#### TASK DIRECTIONS
Select the lines below containing the word "matplotlib".

#### ENTRIES PROVIDED
----------------------------------------

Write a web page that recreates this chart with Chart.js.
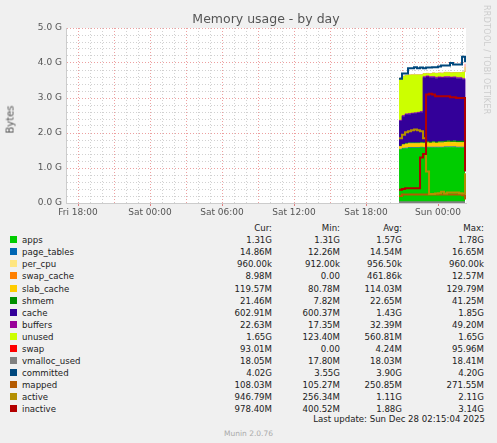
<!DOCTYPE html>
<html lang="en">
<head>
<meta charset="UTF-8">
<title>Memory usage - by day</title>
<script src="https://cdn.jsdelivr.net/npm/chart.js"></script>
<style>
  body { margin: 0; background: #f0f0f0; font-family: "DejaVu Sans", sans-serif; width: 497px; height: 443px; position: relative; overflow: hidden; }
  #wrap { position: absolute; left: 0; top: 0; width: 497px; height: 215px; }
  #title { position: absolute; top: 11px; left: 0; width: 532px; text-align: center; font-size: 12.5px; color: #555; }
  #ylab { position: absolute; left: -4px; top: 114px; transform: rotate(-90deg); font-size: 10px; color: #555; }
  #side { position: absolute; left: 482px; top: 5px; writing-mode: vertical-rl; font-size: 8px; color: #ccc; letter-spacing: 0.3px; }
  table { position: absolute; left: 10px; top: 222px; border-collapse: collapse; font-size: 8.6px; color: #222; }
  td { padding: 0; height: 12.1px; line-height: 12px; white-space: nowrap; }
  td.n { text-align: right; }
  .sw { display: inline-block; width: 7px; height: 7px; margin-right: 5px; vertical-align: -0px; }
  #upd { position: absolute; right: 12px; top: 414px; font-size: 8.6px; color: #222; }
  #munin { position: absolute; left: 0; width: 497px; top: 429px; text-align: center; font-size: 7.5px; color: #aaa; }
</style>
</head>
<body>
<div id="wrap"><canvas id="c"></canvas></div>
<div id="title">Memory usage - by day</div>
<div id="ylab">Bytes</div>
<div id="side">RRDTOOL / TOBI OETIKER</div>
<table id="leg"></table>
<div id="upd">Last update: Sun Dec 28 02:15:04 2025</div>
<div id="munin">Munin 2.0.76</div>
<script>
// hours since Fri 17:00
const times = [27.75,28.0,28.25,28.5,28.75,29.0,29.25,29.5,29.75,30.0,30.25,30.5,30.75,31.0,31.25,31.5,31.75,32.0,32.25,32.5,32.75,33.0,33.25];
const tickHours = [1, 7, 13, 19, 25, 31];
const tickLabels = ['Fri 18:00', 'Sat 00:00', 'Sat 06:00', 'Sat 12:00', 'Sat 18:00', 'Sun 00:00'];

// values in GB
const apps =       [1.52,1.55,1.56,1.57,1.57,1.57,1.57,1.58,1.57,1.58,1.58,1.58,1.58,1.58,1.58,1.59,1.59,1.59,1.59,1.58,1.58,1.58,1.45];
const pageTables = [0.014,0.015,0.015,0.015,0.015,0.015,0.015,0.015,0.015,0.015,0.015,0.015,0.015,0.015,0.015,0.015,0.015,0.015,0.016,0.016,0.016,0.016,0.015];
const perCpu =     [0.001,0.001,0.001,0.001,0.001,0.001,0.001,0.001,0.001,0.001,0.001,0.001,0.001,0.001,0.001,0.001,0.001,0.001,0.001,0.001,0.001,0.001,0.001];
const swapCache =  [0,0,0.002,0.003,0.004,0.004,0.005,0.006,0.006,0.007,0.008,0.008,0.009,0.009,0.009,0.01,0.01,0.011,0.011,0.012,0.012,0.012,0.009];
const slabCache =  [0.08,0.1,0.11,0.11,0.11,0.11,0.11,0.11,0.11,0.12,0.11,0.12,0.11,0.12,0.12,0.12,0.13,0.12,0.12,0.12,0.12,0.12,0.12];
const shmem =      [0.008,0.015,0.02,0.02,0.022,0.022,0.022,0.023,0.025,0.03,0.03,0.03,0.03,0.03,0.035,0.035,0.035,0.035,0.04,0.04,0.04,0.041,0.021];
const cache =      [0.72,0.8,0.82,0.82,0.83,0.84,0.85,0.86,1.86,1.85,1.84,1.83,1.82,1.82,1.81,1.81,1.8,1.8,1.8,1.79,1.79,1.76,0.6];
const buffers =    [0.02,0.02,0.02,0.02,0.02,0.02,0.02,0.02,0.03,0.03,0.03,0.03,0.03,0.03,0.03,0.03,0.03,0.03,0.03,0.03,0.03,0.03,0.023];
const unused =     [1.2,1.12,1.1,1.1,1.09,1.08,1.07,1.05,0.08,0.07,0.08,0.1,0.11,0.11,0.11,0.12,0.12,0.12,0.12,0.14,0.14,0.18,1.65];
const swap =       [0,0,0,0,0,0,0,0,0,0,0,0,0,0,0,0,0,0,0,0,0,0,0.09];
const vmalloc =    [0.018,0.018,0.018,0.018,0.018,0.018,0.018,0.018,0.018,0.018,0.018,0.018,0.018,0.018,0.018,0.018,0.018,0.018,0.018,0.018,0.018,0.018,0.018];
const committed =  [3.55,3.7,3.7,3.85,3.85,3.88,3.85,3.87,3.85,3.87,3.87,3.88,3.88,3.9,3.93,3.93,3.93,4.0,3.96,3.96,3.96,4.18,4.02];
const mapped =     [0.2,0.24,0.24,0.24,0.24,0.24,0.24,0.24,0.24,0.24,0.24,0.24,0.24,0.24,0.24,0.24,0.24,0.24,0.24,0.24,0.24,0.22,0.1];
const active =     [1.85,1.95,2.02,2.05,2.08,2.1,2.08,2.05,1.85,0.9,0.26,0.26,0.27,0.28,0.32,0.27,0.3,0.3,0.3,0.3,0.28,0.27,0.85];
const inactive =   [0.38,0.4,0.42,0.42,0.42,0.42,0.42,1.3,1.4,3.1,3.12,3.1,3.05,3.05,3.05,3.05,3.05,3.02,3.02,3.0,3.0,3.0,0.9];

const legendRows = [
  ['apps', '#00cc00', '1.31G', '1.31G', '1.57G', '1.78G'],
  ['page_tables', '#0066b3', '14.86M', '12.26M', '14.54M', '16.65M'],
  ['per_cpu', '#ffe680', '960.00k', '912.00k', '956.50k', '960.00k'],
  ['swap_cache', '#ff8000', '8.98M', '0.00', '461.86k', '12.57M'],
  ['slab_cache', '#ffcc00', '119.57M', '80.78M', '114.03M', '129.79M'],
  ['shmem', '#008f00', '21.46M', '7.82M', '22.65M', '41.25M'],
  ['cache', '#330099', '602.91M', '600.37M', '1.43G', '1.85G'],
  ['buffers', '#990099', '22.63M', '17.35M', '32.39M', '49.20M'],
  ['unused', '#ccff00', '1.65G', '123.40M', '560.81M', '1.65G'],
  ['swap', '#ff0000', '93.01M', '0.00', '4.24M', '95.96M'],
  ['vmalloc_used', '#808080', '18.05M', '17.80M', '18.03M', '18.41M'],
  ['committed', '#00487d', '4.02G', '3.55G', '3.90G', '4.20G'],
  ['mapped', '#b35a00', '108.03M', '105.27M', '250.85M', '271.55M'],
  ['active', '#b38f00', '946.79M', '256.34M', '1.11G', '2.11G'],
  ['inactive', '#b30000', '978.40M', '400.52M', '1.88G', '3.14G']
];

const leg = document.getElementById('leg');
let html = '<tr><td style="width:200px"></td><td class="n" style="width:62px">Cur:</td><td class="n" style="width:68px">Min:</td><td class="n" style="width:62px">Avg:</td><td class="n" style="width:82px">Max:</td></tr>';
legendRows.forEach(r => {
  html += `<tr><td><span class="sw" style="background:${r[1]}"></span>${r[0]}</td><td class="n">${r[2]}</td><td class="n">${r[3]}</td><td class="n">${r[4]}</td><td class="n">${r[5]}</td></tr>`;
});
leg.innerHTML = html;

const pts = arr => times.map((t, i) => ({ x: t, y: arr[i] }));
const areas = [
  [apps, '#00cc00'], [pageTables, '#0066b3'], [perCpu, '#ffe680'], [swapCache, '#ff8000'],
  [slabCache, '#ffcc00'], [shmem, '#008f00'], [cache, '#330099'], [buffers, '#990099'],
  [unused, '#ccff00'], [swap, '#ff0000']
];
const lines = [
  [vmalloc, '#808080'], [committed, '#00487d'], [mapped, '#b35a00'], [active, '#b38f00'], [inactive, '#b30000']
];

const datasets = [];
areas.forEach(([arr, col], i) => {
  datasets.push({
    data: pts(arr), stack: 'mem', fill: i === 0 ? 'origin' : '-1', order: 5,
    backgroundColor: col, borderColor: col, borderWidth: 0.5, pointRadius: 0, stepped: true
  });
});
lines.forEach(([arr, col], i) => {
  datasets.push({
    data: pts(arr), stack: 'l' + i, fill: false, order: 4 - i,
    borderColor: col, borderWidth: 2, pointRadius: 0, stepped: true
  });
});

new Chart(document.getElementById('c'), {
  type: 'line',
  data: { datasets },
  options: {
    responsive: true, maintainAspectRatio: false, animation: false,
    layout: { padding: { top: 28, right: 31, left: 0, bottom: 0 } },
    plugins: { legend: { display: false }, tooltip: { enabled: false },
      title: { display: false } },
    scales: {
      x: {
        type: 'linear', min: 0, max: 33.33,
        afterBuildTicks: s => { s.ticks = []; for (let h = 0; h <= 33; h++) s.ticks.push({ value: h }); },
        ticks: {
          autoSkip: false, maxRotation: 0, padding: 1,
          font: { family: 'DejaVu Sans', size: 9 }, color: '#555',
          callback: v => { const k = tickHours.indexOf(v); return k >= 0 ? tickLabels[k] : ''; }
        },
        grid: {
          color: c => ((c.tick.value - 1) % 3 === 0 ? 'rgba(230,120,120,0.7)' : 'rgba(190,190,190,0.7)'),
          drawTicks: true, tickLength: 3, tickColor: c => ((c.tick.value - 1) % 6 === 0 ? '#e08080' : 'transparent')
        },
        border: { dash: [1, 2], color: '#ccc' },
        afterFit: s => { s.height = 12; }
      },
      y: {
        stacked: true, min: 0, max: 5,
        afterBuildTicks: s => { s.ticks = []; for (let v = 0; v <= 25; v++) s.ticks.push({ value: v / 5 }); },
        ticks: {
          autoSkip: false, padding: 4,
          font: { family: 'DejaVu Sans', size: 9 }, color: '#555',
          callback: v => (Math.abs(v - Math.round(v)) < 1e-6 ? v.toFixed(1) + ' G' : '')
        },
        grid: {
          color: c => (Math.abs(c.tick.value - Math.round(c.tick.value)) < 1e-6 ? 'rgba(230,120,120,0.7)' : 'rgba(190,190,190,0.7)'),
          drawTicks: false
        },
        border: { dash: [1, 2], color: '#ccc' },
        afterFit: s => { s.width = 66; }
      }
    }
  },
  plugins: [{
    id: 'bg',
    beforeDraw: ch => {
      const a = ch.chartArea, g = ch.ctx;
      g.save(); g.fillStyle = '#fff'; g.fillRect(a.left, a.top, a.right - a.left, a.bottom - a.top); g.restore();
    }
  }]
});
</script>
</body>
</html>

----------------------------------------

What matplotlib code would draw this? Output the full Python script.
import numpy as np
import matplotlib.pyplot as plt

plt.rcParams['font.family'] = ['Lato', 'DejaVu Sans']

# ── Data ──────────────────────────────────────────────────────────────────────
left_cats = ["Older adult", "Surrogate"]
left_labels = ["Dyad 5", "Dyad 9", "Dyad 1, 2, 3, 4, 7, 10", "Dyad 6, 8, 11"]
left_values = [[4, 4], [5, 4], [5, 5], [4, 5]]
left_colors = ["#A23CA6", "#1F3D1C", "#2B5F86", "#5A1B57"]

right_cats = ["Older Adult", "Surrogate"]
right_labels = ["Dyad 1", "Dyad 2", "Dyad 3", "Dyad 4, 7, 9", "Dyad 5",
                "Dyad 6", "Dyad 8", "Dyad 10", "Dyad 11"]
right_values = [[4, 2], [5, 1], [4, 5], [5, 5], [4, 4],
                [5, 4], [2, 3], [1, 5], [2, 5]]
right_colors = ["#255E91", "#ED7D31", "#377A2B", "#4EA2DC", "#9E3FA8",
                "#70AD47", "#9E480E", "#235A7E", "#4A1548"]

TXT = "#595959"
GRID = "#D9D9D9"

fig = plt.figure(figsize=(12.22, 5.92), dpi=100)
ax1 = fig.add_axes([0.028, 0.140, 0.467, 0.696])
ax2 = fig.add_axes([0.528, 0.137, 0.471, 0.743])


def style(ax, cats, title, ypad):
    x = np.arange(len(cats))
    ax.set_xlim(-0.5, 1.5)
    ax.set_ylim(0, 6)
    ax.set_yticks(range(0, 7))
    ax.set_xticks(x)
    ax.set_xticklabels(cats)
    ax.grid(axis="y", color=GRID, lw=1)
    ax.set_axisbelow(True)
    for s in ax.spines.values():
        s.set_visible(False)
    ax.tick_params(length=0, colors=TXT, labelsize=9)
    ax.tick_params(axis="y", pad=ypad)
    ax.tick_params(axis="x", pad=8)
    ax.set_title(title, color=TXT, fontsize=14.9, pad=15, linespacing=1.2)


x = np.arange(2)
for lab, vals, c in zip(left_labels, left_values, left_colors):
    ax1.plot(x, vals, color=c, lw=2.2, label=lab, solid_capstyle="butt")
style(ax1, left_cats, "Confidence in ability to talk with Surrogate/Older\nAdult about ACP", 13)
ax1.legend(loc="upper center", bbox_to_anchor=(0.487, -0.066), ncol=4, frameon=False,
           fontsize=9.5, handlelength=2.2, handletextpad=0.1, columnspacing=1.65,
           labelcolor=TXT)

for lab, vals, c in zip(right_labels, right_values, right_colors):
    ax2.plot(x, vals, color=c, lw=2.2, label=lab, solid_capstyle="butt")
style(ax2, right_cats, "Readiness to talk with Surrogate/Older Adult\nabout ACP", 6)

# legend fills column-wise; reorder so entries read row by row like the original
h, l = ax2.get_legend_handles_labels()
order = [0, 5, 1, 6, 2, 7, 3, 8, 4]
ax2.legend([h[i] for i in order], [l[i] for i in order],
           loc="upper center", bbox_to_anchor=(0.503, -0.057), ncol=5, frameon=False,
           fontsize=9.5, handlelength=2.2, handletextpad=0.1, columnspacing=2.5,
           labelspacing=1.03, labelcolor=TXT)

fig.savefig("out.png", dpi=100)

----------------------------------------

#### ANSWER FOR THIS EXERCISE
What matplotlib code would draw this? Output the full Python script.
import matplotlib.pyplot as plt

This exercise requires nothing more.